Originally featured on BroadcastEngineering.com
Growth of Web TV scares Internet companies
Web-based video services such as YouTube and Joost and the increasing distribution of TV programs on a global scale threaten to overload the Internet and bring the infrastructure to its knees, several Internet companies warned last week at the Cable Europe Congress in Amsterdam.
Google, which acquired online video sharing site YouTube last year, said the public Internet was not designed for TV. "The Web infrastructure, and even Google's (infrastructure) doesn't scale.
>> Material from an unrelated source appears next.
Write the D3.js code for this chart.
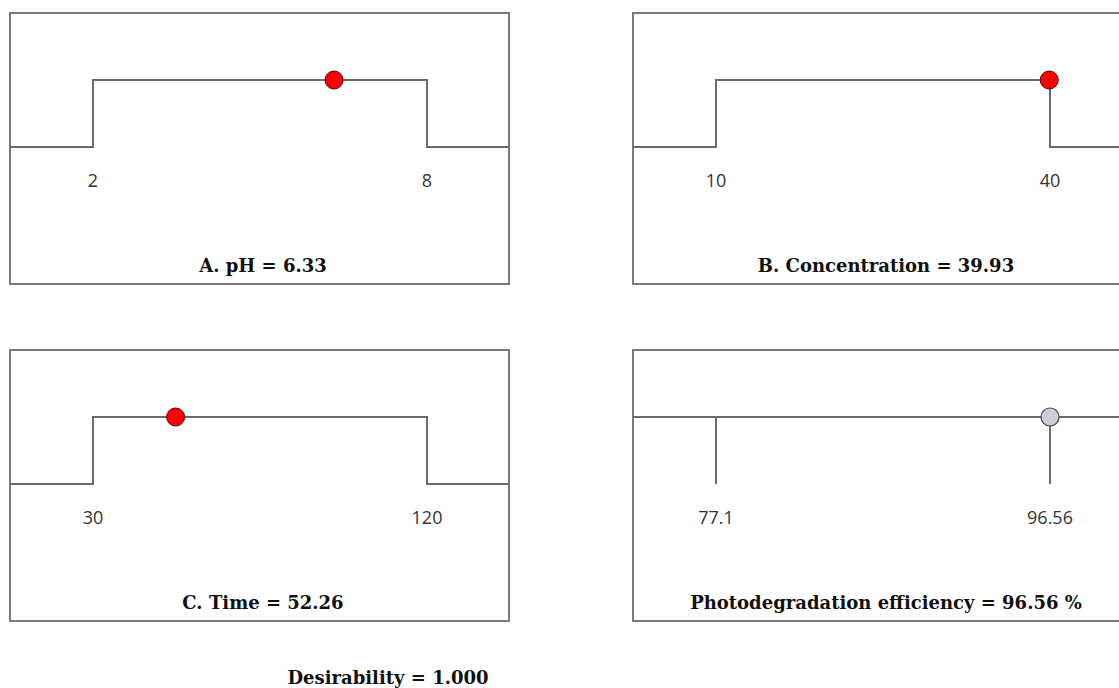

It's not going to offer the quality of service that consumers expect," Vincent Dureau, Google's head of TV technology, told Reuters.
Google instead offered to work together with cable operators to combine its technology for searching for video and TV footage, and its tailored advertising, with the cable networks' high-quality delivery of shows.
Google, Reuters reported, was welcomed with a mix of fear and awe by the cable TV companies, which are concerned that Web companies will try to steal their TV distribution business.
The data involved in one hour of video can equal the total in one year's worth of e-mails, Reuters noted. Gartner, the research firm, estimates that 60 percent of the Internet traffic that is uploaded from computers is peer-to-peer traffic, mostly from consumers swapping films and TV shows through select user groups and BitTorrent.
Spanish cable operator ONO's CEO Richard Alden said most of the IP traffic is peer-to-peer, and most of that is video. Every year, his company has to invest substantially just to maintain the user experience.